A single run of lines is to be printed exactly: starting at the line with "Clone this diagram in TikZ." and ending at the line with "(head) at (679,804)", both included. Leave the pictures out.

▶ _EXTRACTED ENTRIES_:

___

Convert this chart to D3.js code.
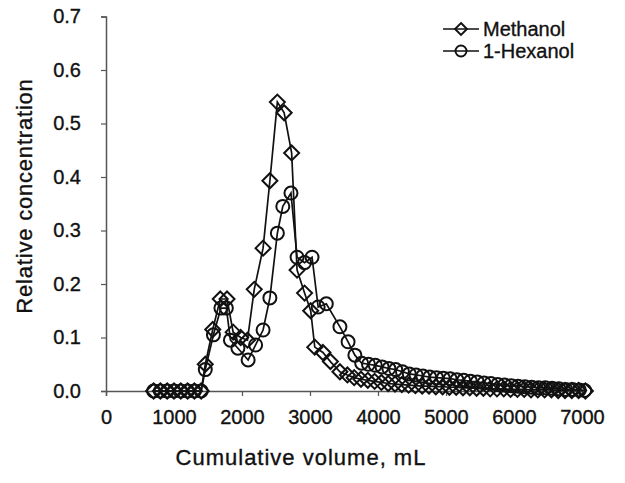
<!DOCTYPE html>
<html>
<head>
<meta charset="utf-8">
<script src="https://cdn.jsdelivr.net/npm/d3@7"></script>
<style>
  body { margin: 0; background: #fff; }
  text { font-family: Arial, "Liberation Sans", sans-serif; fill: #111; stroke: #111; stroke-width: 0.35px; }
</style>
</head>
<body>
<script>
// Methanol (diamonds)
const methVol = [700, 800, 900, 1000, 1100, 1200, 1300, 1400, 1460, 1570, 1680, 1780, 1870, 1980, 2080,
  2180, 2310, 2410, 2520, 2620, 2730, 2810, 2920, 3010, 3070, 3190, 3300, 3440, 3550, 3650, 3750,
  3850, 3950, 4050, 4150, 4250, 4350, 4450, 4550, 4650, 4750, 4850, 4950, 5050, 5150, 5250, 5350,
  5450, 5550, 5650, 5750, 5850, 5950, 6050, 6150, 6250, 6350, 6450, 6550, 6650, 6750, 6850, 6950, 7050];
const methConc = [0, 0, 0, 0, 0, 0, 0, 0, 0.05, 0.115, 0.172, 0.172, 0.11, 0.1, 0.095,
  0.19, 0.267, 0.393, 0.54, 0.52, 0.445, 0.226, 0.183, 0.15, 0.082, 0.072, 0.055, 0.036, 0.03, 0.025, 0.022,
  0.02, 0.018, 0.016, 0.014, 0.013, 0.012, 0.011, 0.01, 0.009, 0.009, 0.008, 0.008, 0.007, 0.007, 0.006, 0.006,
  0.005, 0.005, 0.004, 0.004, 0.004, 0.003, 0.003, 0.003, 0.002, 0.002, 0.002, 0.002, 0.001, 0.001, 0.001, 0.001, 0];

// 1-Hexanol (circles)
const hexVol = [700, 800, 900, 1000, 1100, 1200, 1300, 1400, 1460, 1580, 1690, 1770, 1830, 1940, 2090,
  2200, 2310, 2410, 2520, 2600, 2720, 2810, 2920, 3030, 3120, 3240, 3440, 3560, 3660, 3760,
  3860, 3960, 4060, 4160, 4260, 4360, 4460, 4560, 4660, 4760, 4860, 4960, 5060, 5160, 5260, 5360,
  5460, 5560, 5660, 5760, 5860, 5960, 6060, 6160, 6260, 6360, 6460, 6560, 6660, 6760, 6860, 6960, 7040];
const hexConc = [0, 0, 0, 0, 0, 0, 0, 0, 0.04, 0.105, 0.155, 0.155, 0.095, 0.08, 0.058,
  0.086, 0.114, 0.174, 0.295, 0.345, 0.37, 0.25, 0.24, 0.25, 0.157, 0.163, 0.12, 0.092, 0.067, 0.052,
  0.05, 0.048, 0.045, 0.042, 0.04, 0.036, 0.032, 0.03, 0.028, 0.026, 0.025, 0.024, 0.023, 0.021, 0.02, 0.018,
  0.017, 0.015, 0.014, 0.012, 0.011, 0.01, 0.009, 0.008, 0.007, 0.006, 0.006, 0.005, 0.004, 0.003, 0.003, 0.002, 0.001];

const xTicks = [0, 1000, 2000, 3000, 4000, 5000, 6000, 7000];
const yTicks = [0, 0.1, 0.2, 0.3, 0.4, 0.5, 0.6, 0.7];

const width = 625, height = 483;

const x = d3.scaleLinear().domain([0, 7000]).range([106, 582]);
const y = d3.scaleLinear().domain([0, 0.7]).range([391, 16.5]);

const svg = d3.select('body').append('svg')
    .attr('width', width)
    .attr('height', height);

// axes
const xAxis = svg.append('g')
    .attr('transform', `translate(0,${y(0)})`)
    .call(d3.axisBottom(x).tickValues(xTicks).tickSize(5).tickPadding(14).tickFormat(d3.format('d')));
const yAxis = svg.append('g')
    .attr('transform', `translate(${x(0)},0)`)
    .call(d3.axisLeft(y).tickValues(yTicks).tickSize(5).tickPadding(20).tickFormat(d3.format('.1f')));

[xAxis, yAxis].forEach(a => {
  a.select('.domain').attr('stroke', '#555').attr('stroke-width', 1.5);
  a.selectAll('.tick line').attr('stroke', '#555').attr('stroke-width', 1.2);
  a.selectAll('.tick text').style('font-size', '20px').attr('fill', '#111');
});

svg.append('text')
    .attr('x', 301).attr('y', 465)
    .attr('text-anchor', 'middle')
    .style('font-size', '22px')
    .style('letter-spacing', '1px')
    .text('Cumulative volume, mL');

svg.append('text')
    .attr('transform', 'translate(32,196) rotate(-90)')
    .attr('text-anchor', 'middle')
    .style('font-size', '22px')
    .style('letter-spacing', '0.8px')
    .text('Relative concentration');

const diamond = s => `M0,${-s}L${s},0L0,${s}L${-s},0Z`;

const series = [
  { name: 'Methanol', vol: methVol, conc: methConc, shape: 'diamond' },
  { name: '1-Hexanol', vol: hexVol, conc: hexConc, shape: 'circle' }
];

const line = d3.line().x(d => x(d[0])).y(d => y(d[1]));

series.forEach(s => {
  const pts = s.vol.map((v, i) => [v, s.conc[i]]);
  const g = svg.append('g');

  g.append('path')
      .attr('d', line(pts))
      .attr('fill', 'none')
      .attr('stroke', '#111')
      .attr('stroke-width', 1.7);

  const m = g.selectAll('.mark').data(pts).enter();
  if (s.shape === 'diamond') {
    m.append('path')
        .attr('d', diamond(7.5))
        .attr('transform', d => `translate(${x(d[0])},${y(d[1])})`)
        .attr('fill', 'none').attr('stroke', '#111').attr('stroke-width', 2);
  } else {
    m.append('circle')
        .attr('cx', d => x(d[0])).attr('cy', d => y(d[1])).attr('r', 6.5)
        .attr('fill', 'none').attr('stroke', '#111').attr('stroke-width', 2);
  }
});

// legend
const legend = svg.append('g');
series.forEach((s, i) => {
  const ly = 29 + i * 22;
  legend.append('line')
      .attr('x1', 443).attr('x2', 479).attr('y1', ly).attr('y2', ly)
      .attr('stroke', '#111').attr('stroke-width', 1.6);
  if (s.shape === 'diamond') {
    legend.append('path')
        .attr('d', diamond(6))
        .attr('transform', `translate(461,${ly})`)
        .attr('fill', 'none').attr('stroke', '#111').attr('stroke-width', 1.9);
  } else {
    legend.append('circle')
        .attr('cx', 461).attr('cy', ly).attr('r', 5.5)
        .attr('fill', 'none').attr('stroke', '#111').attr('stroke-width', 1.9);
  }
  legend.append('text')
      .attr('x', 483).attr('y', ly)
      .attr('dy', '0.35em')
      .style('font-size', '20px')
      .text(s.name);
});
</script>
</body>
</html>
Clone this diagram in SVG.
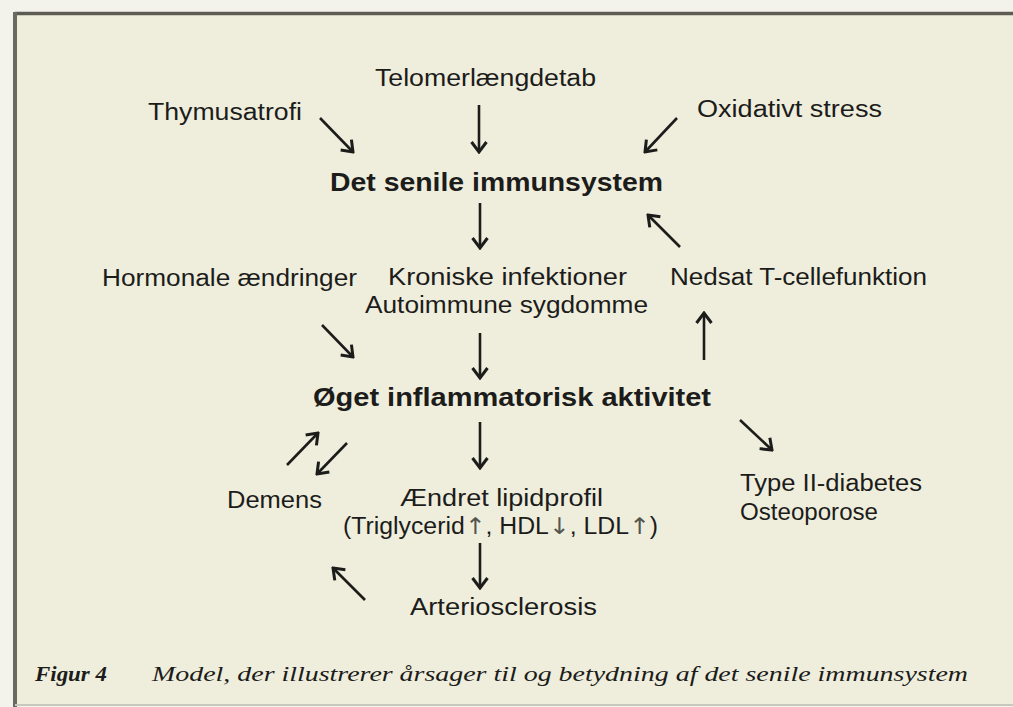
<svg xmlns="http://www.w3.org/2000/svg" width="1013" height="707" viewBox="0 0 1013 707">
<style>
.t{font-family:"Liberation Sans",Arial,sans-serif;font-size:23px;fill:#1c1c1a}
.b{font-weight:bold;font-size:25px}
.ar{font-family:"DejaVu Sans","Liberation Sans",sans-serif;fill:#55554f}
.cap{font-family:"Liberation Serif","Times New Roman",serif;font-style:italic;font-size:21px;fill:#1c1c1a}
.arr{stroke:#1c1c1a;stroke-width:2.6;fill:none;marker-end:url(#ah)}
</style>
<defs>
<marker id="ah" viewBox="-13 -10 15 20" markerWidth="15" markerHeight="20" refX="0" refY="0" orient="auto" markerUnits="userSpaceOnUse">
<path d="M-10,-7.5 L0,0 L-10,7.5" fill="none" stroke="#1c1c1a" stroke-width="3"/>
</marker>
</defs>
<rect x="0" y="0" width="1013" height="707" fill="#f3f3ec"/>
<rect x="15" y="13.5" width="998" height="691" fill="#efeedd"/>
<line x1="15" y1="13.5" x2="1013" y2="13.5" stroke="#5c5c55" stroke-width="3.5"/>
<line x1="15" y1="12" x2="15" y2="707" stroke="#6a6a62" stroke-width="4"/>
<line x1="15" y1="705" x2="1013" y2="705" stroke="#c8c8bc" stroke-width="2"/>

<g id="telomer"><text class="t" x="375" y="86" textLength="221" lengthAdjust="spacingAndGlyphs">Telomerlængdetab</text></g>
<g id="thymus"><text class="t" x="148" y="120" textLength="154" lengthAdjust="spacingAndGlyphs">Thymusatrofi</text></g>
<g id="oxidativ"><text class="t" x="697" y="117" textLength="185" lengthAdjust="spacingAndGlyphs">Oxidativt stress</text></g>
<g id="senile"><text class="t b" x="330" y="191" textLength="333" lengthAdjust="spacingAndGlyphs">Det senile immunsystem</text></g>
<g id="hormonale"><text class="t" x="102" y="286" textLength="255" lengthAdjust="spacingAndGlyphs">Hormonale ændringer</text></g>
<g id="kroniske">
<text class="t" x="388" y="285" textLength="239" lengthAdjust="spacingAndGlyphs">Kroniske infektioner</text>
<text class="t" x="365" y="313" textLength="283" lengthAdjust="spacingAndGlyphs">Autoimmune sygdomme</text>
</g>
<g id="nedsat"><text class="t" x="670" y="285" textLength="257" lengthAdjust="spacingAndGlyphs">Nedsat T-cellefunktion</text></g>
<g id="oeget"><text class="t b" x="313" y="406" textLength="398" lengthAdjust="spacingAndGlyphs">Øget inflammatorisk aktivitet</text></g>
<g id="demens"><text class="t" x="227" y="508" textLength="95" lengthAdjust="spacingAndGlyphs">Demens</text></g>
<g id="lipid">
<text class="t" x="400" y="506" textLength="203" lengthAdjust="spacingAndGlyphs">Ændret lipidprofil</text>
<text class="t" x="343" y="534" textLength="315" lengthAdjust="spacingAndGlyphs">(Triglycerid<tspan class="ar">↑</tspan>, HDL<tspan class="ar">↓</tspan>, LDL<tspan class="ar">↑</tspan>)</text>
</g>
<g id="arterio"><text class="t" x="410" y="615" textLength="187" lengthAdjust="spacingAndGlyphs">Arteriosclerosis</text></g>
<g id="diabetes">
<text class="t" x="740" y="491" textLength="182" lengthAdjust="spacingAndGlyphs">Type II-diabetes</text>
<text class="t" x="740" y="520" textLength="138" lengthAdjust="spacingAndGlyphs">Osteoporose</text>
</g>

<g id="connectors">
<line class="arr" x1="479" y1="105" x2="479" y2="152"/>
<line class="arr" x1="320" y1="118" x2="353" y2="152"/>
<line class="arr" x1="677" y1="118" x2="645" y2="152"/>
<line class="arr" x1="480" y1="203" x2="480" y2="248"/>
<line class="arr" x1="680" y1="247" x2="648" y2="215"/>
<line class="arr" x1="322" y1="325" x2="353" y2="357"/>
<line class="arr" x1="480" y1="333" x2="480" y2="378"/>
<line class="arr" x1="704" y1="360" x2="704" y2="313"/>
<line class="arr" x1="480" y1="422" x2="480" y2="468"/>
<line class="arr" x1="287" y1="465" x2="318" y2="433"/>
<line class="arr" x1="347" y1="443" x2="317" y2="474"/>
<line class="arr" x1="740" y1="420" x2="772" y2="450"/>
<line class="arr" x1="480" y1="543" x2="480" y2="588"/>
<line class="arr" x1="365" y1="600" x2="333" y2="568"/>
</g>

<g id="caption">
<text class="cap" x="35" y="681" font-weight="bold" textLength="72" lengthAdjust="spacingAndGlyphs">Figur 4</text>
<text class="cap" x="152" y="681" textLength="816" lengthAdjust="spacingAndGlyphs">Model, der illustrerer årsager til og betydning af det senile immunsystem</text>
</g>
</svg>
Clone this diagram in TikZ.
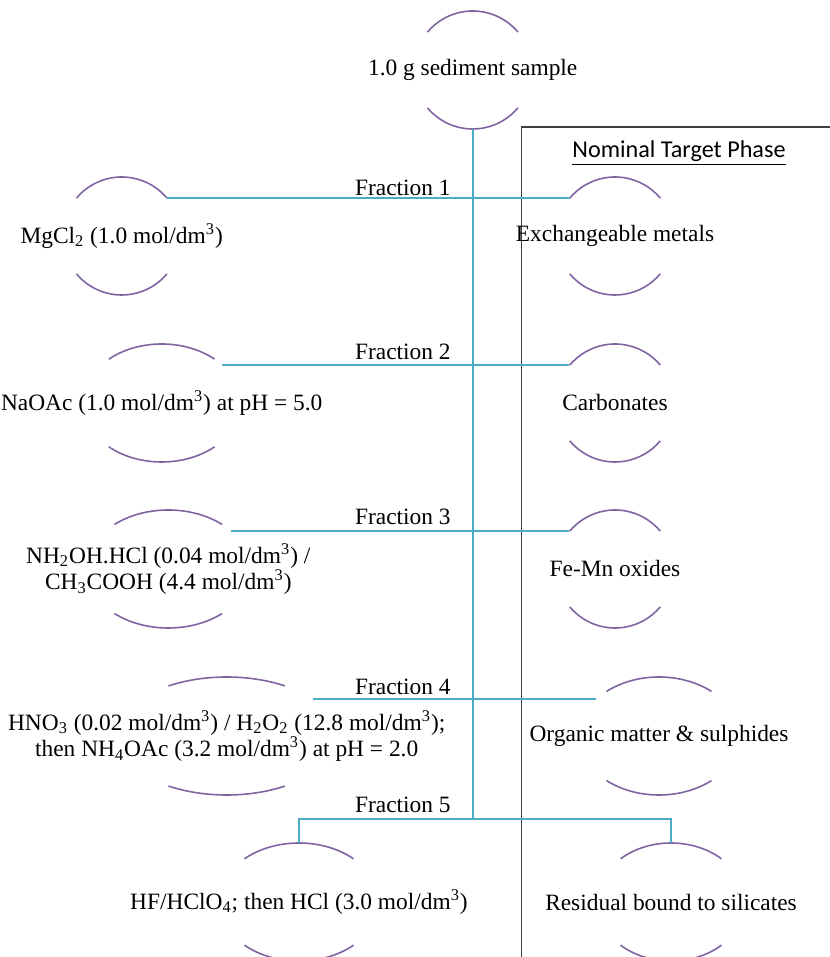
\documentclass[tikz,border=0pt]{standalone}
\usepackage{fontspec}
\setmainfont{Liberation Serif}
\newfontfamily\headfont{Carlito}
\usetikzlibrary{shapes.geometric}
\definecolor{linkblue}{HTML}{4BACC6}
\definecolor{rimpurple}{HTML}{8064A2}

\begin{document}
\begin{tikzpicture}[x=0.5pt, y=0.5pt, font=\fontsize{11.7}{11.6}\selectfont]
    \tikzset{
        ring/.style 2 args={ellipse, minimum width=#1pt, minimum height=#2pt, inner sep=0pt, outer sep=0pt},
        rim/.style={rimpurple, line width=0.8pt},
        link/.style={linkblue, line width=1pt},
        txt/.style={align=center, inner sep=0pt},
        frac/.style={anchor=base east, inner sep=0pt},
    }
    \useasboundingbox (0,0) rectangle (829,957);

    %% target phase box
    \draw[black!75, line width=0.6pt] (840,830) -- (521.5,830) -- (521.5,-10);
    \node (head) at (679,804) {\headfont\fontsize{12.1}{14}\selectfont\underline{Nominal Target Phase}};

    %% ellipses, only top and bottom are drawn
    \node[ring={59}{59}]   (s0) at (472.7,887) {};
    \node[ring={59}{59}]   (m1) at (121.7,721) {};
    \node[ring={79}{59}]   (m2) at (161.7,554) {};
    \node[ring={82}{59}]   (m3) at (168.3,388) {};
    \node[ring={110}{59}]  (m4) at (226.7,221) {};
    \node[ring={80}{59}]   (m5) at (299,55) {};
    \node[ring={59}{59}]   (x1) at (615,721) {};
    \node[ring={59}{59}]   (x2) at (615,554) {};
    \node[ring={59}{59}]   (x3) at (615,388) {};
    \node[ring={80}{59}]   (x4) at (659,221) {};
    \node[ring={74}{59}]   (x5) at (671,55) {};

    \foreach \n/\a/\b/\t in {s0/59/59/40, m1/59/59/40, m2/79/59/48, m3/82/59/49, m4/110/59/58, m5/80/59/47,
                             x1/59/59/40, x2/59/59/40, x3/59/59/40, x4/80/59/49, x5/74/59/47} {
        \draw[rim] (\n.center) ++({\a*cos(\t)},{\b*sin(\t)}) arc[start angle=\t, end angle=180-\t, x radius=\a, y radius=\b];
        \draw[rim] (\n.center) ++({-\a*cos(\t)},{-\b*sin(\t)}) arc[start angle=180+\t, end angle=360-\t, x radius=\a, y radius=\b];
    }

    %% texts
    \node[txt] (s0t) at (s0) {1.0 g sediment sample};
    \node[txt] (m1t) at (m1) {MgCl\textsubscript{2} (1.0 mol/dm\textsuperscript{3})};
    \node[txt] (m2t) at (m2) {NaOAc (1.0 mol/dm\textsuperscript{3}) at pH = 5.0};
    \node[txt] (m3t) at (m3) {NH\textsubscript{2}OH.HCl (0.04 mol/dm\textsuperscript{3}) /\\
                              CH\textsubscript{3}COOH (4.4 mol/dm\textsuperscript{3})};
    \node[txt] (m4t) at (m4) {HNO\textsubscript{3} (0.02 mol/dm\textsuperscript{3}) / H\textsubscript{2}O\textsubscript{2} (12.8 mol/dm\textsuperscript{3});\\
                              then NH\textsubscript{4}OAc (3.2 mol/dm\textsuperscript{3}) at pH = 2.0};
    \node[txt] (m5t) at (m5) {HF/HClO\textsubscript{4}; then HCl (3.0 mol/dm\textsuperscript{3})};
    \node[txt] (x1t) at (x1) {Exchangeable metals};
    \node[txt] (x2t) at (x2) {Carbonates};
    \node[txt] (x3t) at (x3) {Fe-Mn oxides};
    \node[txt] (x4t) at (x4) {Organic matter \& sulphides};
    \node[txt] (x5t) at (x5) {Residual bound to silicates};

    %% fractions
    \coordinate (j5) at (472.7,138);
    \draw[link] (s0.south) -- (j5);
    \foreach \i/\l/\r/\y in {1/40/139/761, 2/32/141/597, 3/31/141/432, 4/23/150/262} {
        \draw[link] (m\i.\l) -- (m\i.\l -| x\i.\r);
        \node[frac] (f\i) at (451,\y) {Fraction \i};
    }
    \draw[link] (m5.north) |- (j5) -| (x5.north);
    \node[frac] (f5) at (451,144) {Fraction 5};
\end{tikzpicture}
\end{document}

___

▶ _EXERCISE RESULT_:
Clone this diagram in TikZ.
\documentclass[tikz,border=0pt]{standalone}
\usepackage{fontspec}
\setmainfont{Liberation Serif}
\newfontfamily\headfont{Carlito}
\usetikzlibrary{shapes.geometric}
\definecolor{linkblue}{HTML}{4BACC6}
\definecolor{rimpurple}{HTML}{8064A2}

\begin{document}
\begin{tikzpicture}[x=0.5pt, y=0.5pt, font=\fontsize{11.7}{11.6}\selectfont]
    \tikzset{
        ring/.style 2 args={ellipse, minimum width=#1pt, minimum height=#2pt, inner sep=0pt, outer sep=0pt},
        rim/.style={rimpurple, line width=0.8pt},
        link/.style={linkblue, line width=1pt},
        txt/.style={align=center, inner sep=0pt},
        frac/.style={anchor=base east, inner sep=0pt},
    }
    \useasboundingbox (0,0) rectangle (829,957);

    %% target phase box
    \draw[black!75, line width=0.6pt] (840,830) -- (521.5,830) -- (521.5,-10);
    \node (head) at (679,804) {\headfont\fontsize{12.1}{14}\selectfont\underline{Nominal Target Phase}};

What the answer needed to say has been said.